Le marché africain du carbone : entre potentiel financier et contraintes structurelles
Le marché africain du carbone attire une attention croissante, car il pourrait mobiliser des financements nouveaux en faveur de la transition énergétique et de la préservation des écosystèmes. Les recettes potentielles sont jugées significatives par l’Africa Carbon Markets Initiative (ACMI), qui met en avant la capacité du continent à générer des revenus importants grâce aux crédits carbone. Malgré cet horizon prometteur, les volumes échangés demeurent modestes et concentrés dans quelques pays, notamment le Kenya, le Malawi ou le Ghana, qui figurent parmi les plus actifs dans les mécanismes volontaires.

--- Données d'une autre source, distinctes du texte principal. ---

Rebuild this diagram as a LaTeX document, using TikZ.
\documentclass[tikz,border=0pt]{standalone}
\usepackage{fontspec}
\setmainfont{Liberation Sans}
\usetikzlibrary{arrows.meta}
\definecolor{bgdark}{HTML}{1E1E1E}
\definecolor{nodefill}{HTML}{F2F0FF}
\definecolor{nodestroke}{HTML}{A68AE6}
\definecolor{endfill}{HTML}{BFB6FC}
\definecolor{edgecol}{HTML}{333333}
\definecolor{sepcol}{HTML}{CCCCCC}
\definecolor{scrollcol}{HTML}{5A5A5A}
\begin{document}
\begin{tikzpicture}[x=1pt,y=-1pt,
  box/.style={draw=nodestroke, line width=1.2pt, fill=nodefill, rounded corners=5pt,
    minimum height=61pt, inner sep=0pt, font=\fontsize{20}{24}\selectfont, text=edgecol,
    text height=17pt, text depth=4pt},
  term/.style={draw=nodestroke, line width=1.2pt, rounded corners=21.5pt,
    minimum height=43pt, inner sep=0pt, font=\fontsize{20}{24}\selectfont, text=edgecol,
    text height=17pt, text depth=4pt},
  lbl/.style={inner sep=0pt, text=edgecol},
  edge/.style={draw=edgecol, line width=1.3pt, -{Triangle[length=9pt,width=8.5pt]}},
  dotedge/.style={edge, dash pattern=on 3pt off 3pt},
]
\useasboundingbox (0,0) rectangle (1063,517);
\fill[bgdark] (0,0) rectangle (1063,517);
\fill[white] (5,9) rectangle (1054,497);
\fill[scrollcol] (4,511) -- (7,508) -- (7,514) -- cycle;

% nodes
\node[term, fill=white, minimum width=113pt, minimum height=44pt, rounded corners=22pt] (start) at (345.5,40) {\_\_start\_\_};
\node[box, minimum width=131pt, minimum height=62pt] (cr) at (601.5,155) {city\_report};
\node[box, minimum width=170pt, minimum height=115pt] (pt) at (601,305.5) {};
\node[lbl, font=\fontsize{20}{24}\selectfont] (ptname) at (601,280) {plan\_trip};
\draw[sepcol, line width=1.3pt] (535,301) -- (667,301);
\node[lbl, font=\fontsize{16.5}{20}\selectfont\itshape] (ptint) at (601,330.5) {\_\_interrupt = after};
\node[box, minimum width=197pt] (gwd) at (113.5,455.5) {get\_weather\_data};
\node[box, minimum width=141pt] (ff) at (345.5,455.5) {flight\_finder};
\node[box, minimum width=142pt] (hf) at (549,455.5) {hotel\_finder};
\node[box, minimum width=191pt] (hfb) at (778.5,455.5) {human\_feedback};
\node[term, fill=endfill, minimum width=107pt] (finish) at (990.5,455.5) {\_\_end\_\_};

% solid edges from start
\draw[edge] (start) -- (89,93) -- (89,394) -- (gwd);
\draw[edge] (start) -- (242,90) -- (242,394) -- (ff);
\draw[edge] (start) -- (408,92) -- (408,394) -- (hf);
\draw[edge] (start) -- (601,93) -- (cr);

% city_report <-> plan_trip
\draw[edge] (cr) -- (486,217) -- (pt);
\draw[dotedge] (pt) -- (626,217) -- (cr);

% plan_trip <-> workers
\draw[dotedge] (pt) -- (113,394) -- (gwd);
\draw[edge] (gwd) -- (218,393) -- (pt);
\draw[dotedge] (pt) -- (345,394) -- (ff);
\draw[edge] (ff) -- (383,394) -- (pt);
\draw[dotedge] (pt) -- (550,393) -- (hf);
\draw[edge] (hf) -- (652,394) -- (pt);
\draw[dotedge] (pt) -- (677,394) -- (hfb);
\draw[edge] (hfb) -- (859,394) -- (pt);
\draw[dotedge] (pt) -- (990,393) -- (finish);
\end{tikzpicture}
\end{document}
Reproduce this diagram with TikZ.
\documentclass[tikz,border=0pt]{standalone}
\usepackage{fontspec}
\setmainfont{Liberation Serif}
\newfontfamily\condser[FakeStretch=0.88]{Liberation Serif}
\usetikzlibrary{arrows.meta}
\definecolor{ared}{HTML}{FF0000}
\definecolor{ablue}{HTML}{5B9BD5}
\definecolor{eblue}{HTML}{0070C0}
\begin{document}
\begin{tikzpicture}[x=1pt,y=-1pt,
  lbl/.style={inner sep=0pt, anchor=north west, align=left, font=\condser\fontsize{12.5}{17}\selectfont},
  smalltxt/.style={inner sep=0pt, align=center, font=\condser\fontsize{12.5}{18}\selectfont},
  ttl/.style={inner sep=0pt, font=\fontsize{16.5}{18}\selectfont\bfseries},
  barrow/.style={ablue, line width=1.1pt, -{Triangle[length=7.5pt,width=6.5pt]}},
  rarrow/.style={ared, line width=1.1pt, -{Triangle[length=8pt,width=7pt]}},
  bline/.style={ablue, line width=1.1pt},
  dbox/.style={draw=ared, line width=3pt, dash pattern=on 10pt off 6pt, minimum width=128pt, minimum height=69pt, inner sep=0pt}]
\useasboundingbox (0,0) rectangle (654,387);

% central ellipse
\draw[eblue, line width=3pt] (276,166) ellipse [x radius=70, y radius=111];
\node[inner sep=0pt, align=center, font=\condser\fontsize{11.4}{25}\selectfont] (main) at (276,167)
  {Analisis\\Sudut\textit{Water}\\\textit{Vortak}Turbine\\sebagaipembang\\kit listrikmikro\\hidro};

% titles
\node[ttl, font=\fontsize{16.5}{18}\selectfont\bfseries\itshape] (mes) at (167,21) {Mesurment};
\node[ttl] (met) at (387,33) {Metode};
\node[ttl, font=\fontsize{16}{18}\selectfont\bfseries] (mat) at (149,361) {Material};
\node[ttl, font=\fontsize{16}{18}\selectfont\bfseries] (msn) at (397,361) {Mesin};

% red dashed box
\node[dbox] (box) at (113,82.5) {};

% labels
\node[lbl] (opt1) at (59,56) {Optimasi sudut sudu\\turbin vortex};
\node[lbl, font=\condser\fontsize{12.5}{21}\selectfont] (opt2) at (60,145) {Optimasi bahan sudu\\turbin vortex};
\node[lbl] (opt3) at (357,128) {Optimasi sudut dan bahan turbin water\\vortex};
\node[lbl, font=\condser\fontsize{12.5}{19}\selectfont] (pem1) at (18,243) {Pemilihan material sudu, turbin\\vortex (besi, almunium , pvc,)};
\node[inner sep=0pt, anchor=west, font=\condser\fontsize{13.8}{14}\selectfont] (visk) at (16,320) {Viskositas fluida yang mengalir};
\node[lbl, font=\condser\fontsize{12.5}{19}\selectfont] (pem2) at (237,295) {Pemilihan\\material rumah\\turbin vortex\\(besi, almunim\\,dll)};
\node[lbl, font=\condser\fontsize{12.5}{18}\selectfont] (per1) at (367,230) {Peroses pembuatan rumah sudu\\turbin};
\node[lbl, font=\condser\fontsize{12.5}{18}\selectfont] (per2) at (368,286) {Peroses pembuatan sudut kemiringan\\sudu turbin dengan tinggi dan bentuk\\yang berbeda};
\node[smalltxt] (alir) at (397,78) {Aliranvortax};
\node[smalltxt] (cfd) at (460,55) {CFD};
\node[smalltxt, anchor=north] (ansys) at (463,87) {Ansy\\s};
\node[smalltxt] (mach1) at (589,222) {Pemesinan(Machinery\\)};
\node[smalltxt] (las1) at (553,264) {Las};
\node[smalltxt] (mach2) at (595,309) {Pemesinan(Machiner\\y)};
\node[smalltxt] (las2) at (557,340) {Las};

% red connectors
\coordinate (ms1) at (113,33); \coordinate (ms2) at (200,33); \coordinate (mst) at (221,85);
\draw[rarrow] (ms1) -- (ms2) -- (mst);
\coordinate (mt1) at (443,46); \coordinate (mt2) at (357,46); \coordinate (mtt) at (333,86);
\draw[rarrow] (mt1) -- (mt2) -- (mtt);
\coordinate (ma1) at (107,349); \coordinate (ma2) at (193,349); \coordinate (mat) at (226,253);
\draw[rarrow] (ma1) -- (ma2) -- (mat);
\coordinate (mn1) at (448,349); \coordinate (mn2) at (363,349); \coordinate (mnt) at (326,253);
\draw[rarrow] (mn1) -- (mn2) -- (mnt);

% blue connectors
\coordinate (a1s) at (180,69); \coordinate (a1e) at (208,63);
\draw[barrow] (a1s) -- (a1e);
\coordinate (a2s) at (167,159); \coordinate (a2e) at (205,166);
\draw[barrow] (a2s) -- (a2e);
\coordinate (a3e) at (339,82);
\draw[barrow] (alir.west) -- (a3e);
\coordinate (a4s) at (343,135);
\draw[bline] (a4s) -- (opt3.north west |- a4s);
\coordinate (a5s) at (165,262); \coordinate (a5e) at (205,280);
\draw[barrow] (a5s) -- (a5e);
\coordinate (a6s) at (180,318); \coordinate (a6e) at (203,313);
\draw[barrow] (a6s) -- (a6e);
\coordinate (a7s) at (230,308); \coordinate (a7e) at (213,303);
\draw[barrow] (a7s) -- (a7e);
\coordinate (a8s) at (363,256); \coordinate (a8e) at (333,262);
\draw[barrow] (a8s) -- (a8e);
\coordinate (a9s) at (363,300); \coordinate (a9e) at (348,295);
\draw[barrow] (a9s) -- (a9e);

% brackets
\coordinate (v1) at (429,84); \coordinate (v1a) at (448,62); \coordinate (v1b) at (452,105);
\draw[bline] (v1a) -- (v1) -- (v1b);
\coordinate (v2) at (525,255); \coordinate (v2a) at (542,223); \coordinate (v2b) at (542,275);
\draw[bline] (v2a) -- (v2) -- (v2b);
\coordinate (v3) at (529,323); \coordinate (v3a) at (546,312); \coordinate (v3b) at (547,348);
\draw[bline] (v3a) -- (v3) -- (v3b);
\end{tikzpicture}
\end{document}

Les cadres réglementaires restent très hétérogènes, ce qui complique l’émergence d’un marché intégré. Certains États ont adopté des registres nationaux et des procédures d’agrément, tandis que d’autres avancent avec des normes encore fragmentées. Le Kenya a publié en 2023 un règlement structurant la vente de crédits afin de renforcer la transparence des contrats et la part de revenus revenant aux communautés locales. Le Ghana a annoncé des dispositifs d’encadrement pour les transactions réalisées sous l’article 6 de l’Accord de Paris, notamment dans les secteurs forestiers. D’autres pays, comme le Sénégal ou la Côte d’Ivoire, travaillent toujours à la consolidation de leur cadre juridique pour aligner les projets carbone sur leurs priorités nationales.

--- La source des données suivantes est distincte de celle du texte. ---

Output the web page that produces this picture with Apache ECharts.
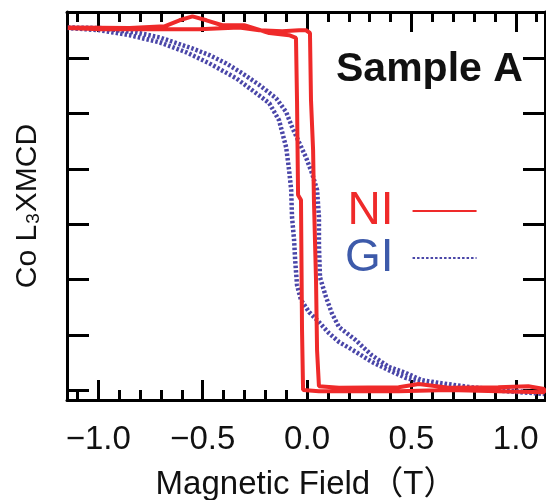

Les méthodologies de mesure, de reporting et de vérification constituent l’un des axes les plus sensibles. Des controverses ont émergé autour de certains projets REDD+, notamment en Afrique centrale, au sujet de la surestimation supposée des réductions d’émissions. Ces débats ont entraîné une vigilance accrue de la part des acheteurs internationaux, qui réclament des données plus robustes et une vérification indépendante solide. Le renforcement des inventaires nationaux, l’amélioration de la télédétection et l’appui technique des agences spécialisées deviennent des conditions indispensables pour restaurer la confiance et attirer des investisseurs exigeants.
Le marché volontaire avance malgré ces défis, porté par une demande mondiale croissante en crédits issus de projets naturels tels que la reforestation, la conservation des mangroves ou la restauration des sols. Plusieurs pays africains cherchent à se positionner sur ces segments, car les coûts de séquestration y sont généralement plus faibles qu’en Europe ou en Amérique du Nord. Les discussions régionales au sein de l’Union africaine visent également à éviter la course au moins-disant réglementaire et à promouvoir des standards communs qui protégeraient les États contre la sous-valorisation de leurs ressources environnementales.
L’avenir du marché africain du carbone dépendra de la capacité à bâtir des règles crédibles, à garantir la qualité des données et à associer davantage les communautés aux bénéfices financiers. Sans ces conditions, les ambitions affichées risquent de se heurter à un déficit de confiance. Avec elles, ce marché pourrait devenir l’un des leviers les plus importants pour financer l’adaptation climatique et soutenir des modèles de croissance moins carbonés.